I asked a friend Mustapha about the change of heart, ‘Well you see, when there was all this fighting going on at home, we felt bad about having too much of a good time. But now things are getting settled in Kosova, we can really enjoy ourselves.’

It’s one of those headlines that never happens—‘Peace breaks out’. Yet the relative calm that seems to have settled through the Albanian situation is certainly worthy of celebration. Such a story is particularly important when the conflict between the West and Islam makes it seem that the clash of civilisations is the bottom line of world history.

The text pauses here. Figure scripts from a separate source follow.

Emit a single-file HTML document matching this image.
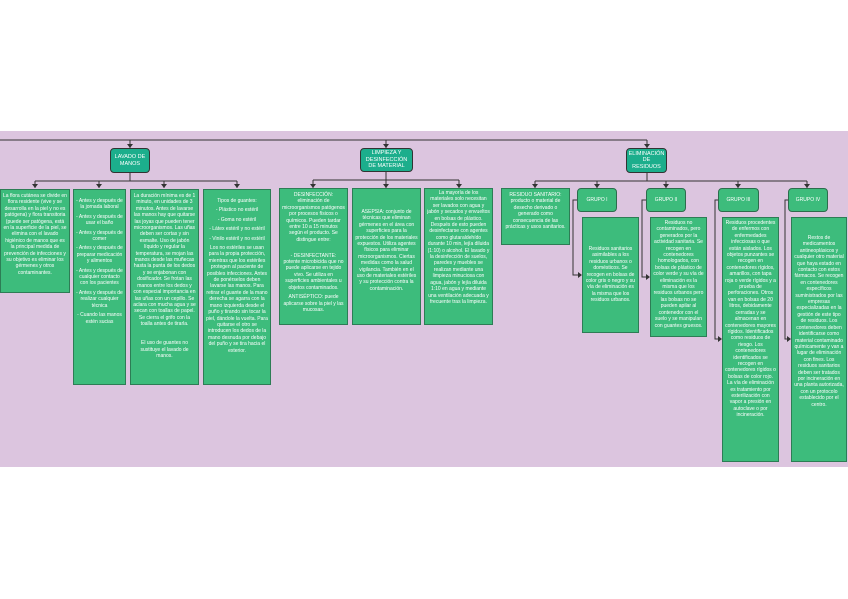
<!DOCTYPE html>
<html><head><meta charset="utf-8"><style>
*{margin:0;padding:0;box-sizing:border-box}
body{width:848px;height:599px;background:#fff;position:relative;overflow:hidden;font-family:"Liberation Sans",sans-serif}
#band{position:absolute;left:0;top:131px;width:848px;height:336px;background:#dcc5df}
.h{position:absolute;background:#1cae8c;border:1.5px solid #333;border-radius:4px;color:#fff;font-size:5.5px;line-height:6.5px;text-align:center;display:flex;align-items:center;justify-content:center;padding:1px}
.b{position:absolute;background:#3dbc7c;border:1px solid #2d7d55;color:#fff;font-size:5px;line-height:6.4px;text-align:center;padding:3px 2px;overflow:hidden}
.g{position:absolute;background:#3dbc7c;border:1.5px solid #2d6d4d;border-radius:4px;color:#fff;font-size:5px;display:flex;align-items:center;justify-content:center}
svg{position:absolute;left:0;top:0}
p{margin-bottom:3px}
</style></head><body>
<div id="band"></div>
<svg width="848" height="599">
<g stroke="#333" stroke-width="1" fill="none">
<path d="M0 140H647M130 140V148M386 140V148M647 140V148"/>
<path d="M130 173V181M35 181H237M35 181V188M99 181V188M164 181V188M237 181V188"/>
<path d="M386 172V180M313 180H459M313 180V188M386 180V188M459 180V188"/>
<path d="M647 173V181M535 181H807M535 181V188M597 181V188M666 181V188M738 181V188M807 181V188"/>
<path d="M577 200H573V275H581M646 200H642V277H649M718 200H715V339H721M788 200H785V339H790"/>
</g>
<g fill="#333">
<path d="M127 144h6l-3 4zM383 144h6l-3 4zM644 144h6l-3 4z"/>
<path d="M32 184h6l-3 4zM96 184h6l-3 4zM161 184h6l-3 4zM234 184h6l-3 4z"/>
<path d="M310 184h6l-3 4zM383 184h6l-3 4zM456 184h6l-3 4z"/>
<path d="M532 184h6l-3 4zM594 184h6l-3 4zM663 184h6l-3 4zM735 184h6l-3 4zM804 184h6l-3 4z"/>
<path d="M578 272v6l4-3zM646 274v6l4-3zM718 336v6l4-3zM787 336v6l4-3z"/>
</g>
</svg>
<div class="h" style="left:110px;top:148px;width:40px;height:25px">LAVADO DE MANOS</div>
<div class="h" style="left:360px;top:148px;width:53px;height:24px">LIMPIEZA Y DESINFECCIÓN DE MATERIAL</div>
<div class="h" style="left:626px;top:148px;width:41px;height:25px">ELIMINACIÓN DE RESIDUOS</div>

<div class="b" style="left:0;top:189px;width:70px;height:104px">La flora cutánea se divide en flora residente (vive y se desarrolla en la piel y no es patógena) y flora transitoria (puede ser patógena, está en la superficie de la piel, se elimina con el lavado higiénico de manos que es la principal medida de prevención de infecciones y su objetivo es eliminar los gérmenes y otros contaminantes.</div>
<div class="b" style="left:73px;top:189px;width:53px;height:196px;padding-top:8px"><p>- Antes y después de la jornada laboral</p><p>- Antes y después de usar el baño</p><p>- Antes y después de comer</p><p>- Antes y después de preparar medicación y alimentos</p><p>- Antes y después de cualquier contacto con los pacientes</p><p>- Antes y después de realizar cualquier técnica</p><p>- Cuando las manos estén sucias</p></div>
<div class="b" style="left:130px;top:189px;width:69px;height:196px">La duración mínima es de 1 minuto, en unidades de 3 minutos. Antes de lavarse las manos hay que quitarse las joyas que pueden tener microorganismos. Las uñas deben ser cortas y sin esmalte. Uso de jabón líquido y regular la temperatura, se mojan las manos desde las muñecas hasta la punta de los dedos y se enjabonan con dosificador. Se frotan las manos entre los dedos y con especial importancia en las uñas con un cepillo. Se aclara con mucha agua y se secan con toallas de papel. Se cierra el grifo con la toalla antes de tirarla.<br><br><br>El uso de guantes no sustituye el lavado de manos.</div>
<div class="b" style="left:203px;top:189px;width:68px;height:196px;padding-top:8px"><p>Tipos de guantes:</p><p>- Plástico no estéril</p><p>- Goma no estéril</p><p>- Látex estéril y no estéril</p><p>- Vinilo estéril y no estéril</p>Los no estériles se usan para la propia protección, mientras que los estériles protegen al paciente de posibles infecciones. Antes de ponérselos deben lavarse las manos. Para retirar el guante de la mano derecha se agarra con la mano izquierda desde el puño y tirando sin tocar la piel, dándole la vuelta. Para quitarse el otro se introducen los dedos de la mano desnuda por debajo del puño y se tira hacia el exterior.</div>

<div class="b" style="left:279px;top:188px;width:69px;height:137px"><p>DESINFECCIÓN: eliminación de microorganismos patógenos por procesos físicos o químicos. Pueden tardar entre 10 a 15 minutos según el producto. Se distingue entre:</p><br><p>- DESINFECTANTE: potente microbicida que no puede aplicarse en tejido vivo. Se utiliza en superficies ambientales u objetos contaminados.</p><p>ANTISÉPTICO: puede aplicarse sobre la piel y las mucosas.</p></div>
<div class="b" style="left:352px;top:188px;width:69px;height:137px;padding-top:20px">ASEPSIA: conjunto de técnicas que eliminan gérmenes en el área con superficies para la protección de los materiales expuestos. Utiliza agentes físicos para eliminar microorganismos. Ciertas medidas como la salud vigilancia. También en el uso de materiales estériles y su protección contra la contaminación.</div>
<div class="b" style="left:424px;top:188px;width:69px;height:137px;padding-top:1px">La mayoría de los materiales solo necesitan ser lavados con agua y jabón y secados y envueltos en bolsas de plástico. Después de esto pueden desinfectarse con agentes como glutaraldehído durante 10 min, lejía diluida (1:10) o alcohol. El lavado y la desinfección de suelos, paredes y muebles se realizan mediante una limpieza minuciosa con agua, jabón y lejía diluida 1:10 en agua y mediante una ventilación adecuada y frecuente tras la limpieza.</div>
<div class="b" style="left:501px;top:188px;width:69px;height:57px">RESIDUO SANITARIO: producto o material de desecho derivado o generado como consecuencia de las prácticas y usos sanitarios.</div>

<div class="g" style="left:577px;top:188px;width:40px;height:24px">GRUPO I</div>
<div class="g" style="left:646px;top:188px;width:40px;height:24px">GRUPO II</div>
<div class="g" style="left:718px;top:188px;width:41px;height:24px">GRUPO III</div>
<div class="g" style="left:788px;top:188px;width:40px;height:24px">GRUPO IV</div>

<div class="b" style="left:582px;top:217px;width:57px;height:116px;padding-top:28px">Residuos sanitarios asimilables a los residuos urbanos o domésticos. Se recogen en bolsas de color gris o negro y su vía de eliminación es la misma que los residuos urbanos.</div>
<div class="b" style="left:650px;top:217px;width:57px;height:120px;padding-top:2px">Residuos no contaminados, pero generados por la actividad sanitaria. Se recogen en contenedores homologados, con bolsas de plástico de color verde y su vía de eliminación es la misma que los residuos urbanos pero las bolsas no se pueden apilar al contenedor con el suelo y se manipulan con guantes gruesos.</div>
<div class="b" style="left:722px;top:217px;width:57px;height:245px;padding-top:2px">Residuos procedentes de enfermos con enfermedades infecciosas o que están aislados. Los objetos punzantes se recogen en contenedores rígidos, amarillos, con tapa roja o verde rígidos y a prueba de perforaciones. Otros van en bolsas de 20 litros, debidamente cerradas y se almacenan en contenedores mayores rígidos. Identificados como residuos de riesgo. Los contenedores identificados se recogen en contenedores rígidos o bolsas de color rojo. La vía de eliminación es tratamiento por esterilización con vapor a presión en autoclave o por incineración.</div>
<div class="b" style="left:791px;top:217px;width:56px;height:245px;padding-top:17px">Restos de medicamentos antineoplásicos y cualquier otro material que haya estado en contacto con estos fármacos. Se recogen en contenedores específicos suministrados por las empresas especializadas en la gestión de este tipo de residuos. Los contenedores deben identificarse como material contaminado químicamente y van a lugar de eliminación con fines. Los residuos sanitarios deben ser tratados por incineración en una planta autorizada, con un protocolo establecido por el centro.</div>
</body></html>
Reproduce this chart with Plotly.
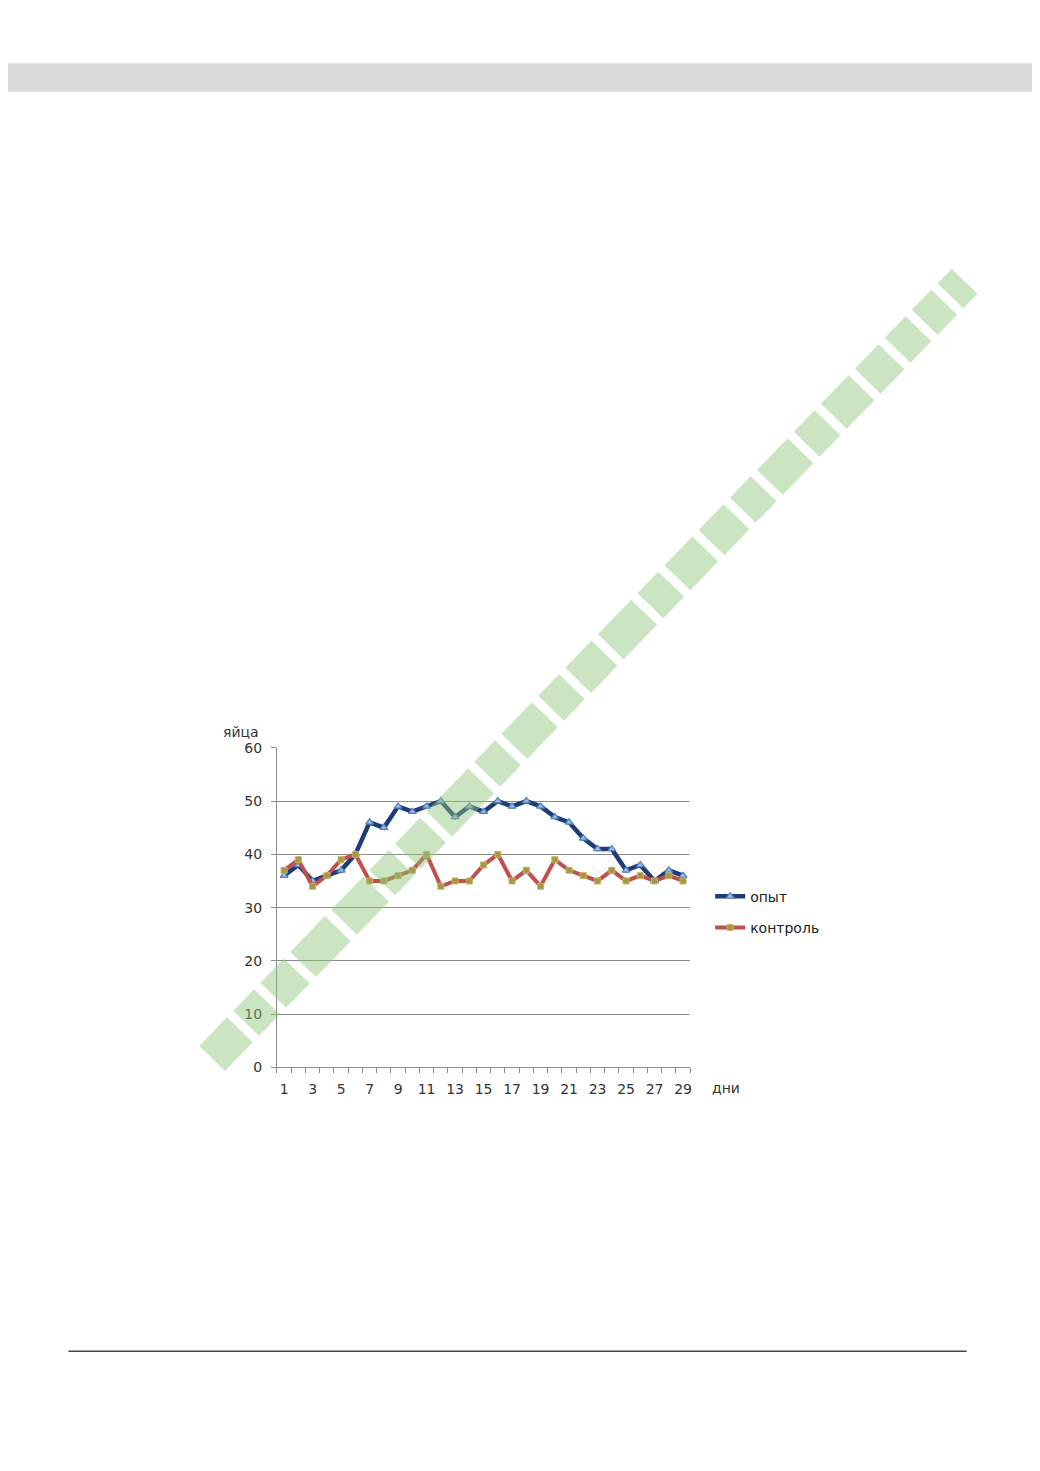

Indeed, the key to Rugova’s mystery probably lies in Islam. While perceived by many as a Muslim intellectual, Rugova does not profess any particular religion. Yet this very tolerance is peculiar to the Albanian style of Muslim faith. Under Turkish rule, many Albanians converted to Bektashism, which is a brand of Islam similar to the Alevi faith professed by Kurds. Bektashism does not enforce the pilgrimage to Mecca or prohibit alcohol. Enlightenment is often gained through obscure jokes, delivered by secular priests.

An especially holy Bektashi teacher is given the title ‘Good Man’, similar to the Italian figure of Padre Pio. Young fighters in the KLA would visit the grave of a Good Man before going into battle. In the absence of democratic political structures, the Good Man provides a locus of community identity.

The example of Albanians in Melbourne is a warm counterpoint to fears of what might happen by granting asylum to those of Muslim faith. Their political and spiritual leader, Ibrahim Rugova, provides the world with an alternative story to the Manichean struggle in central Asia—a mysterious, complicated and Balkan story.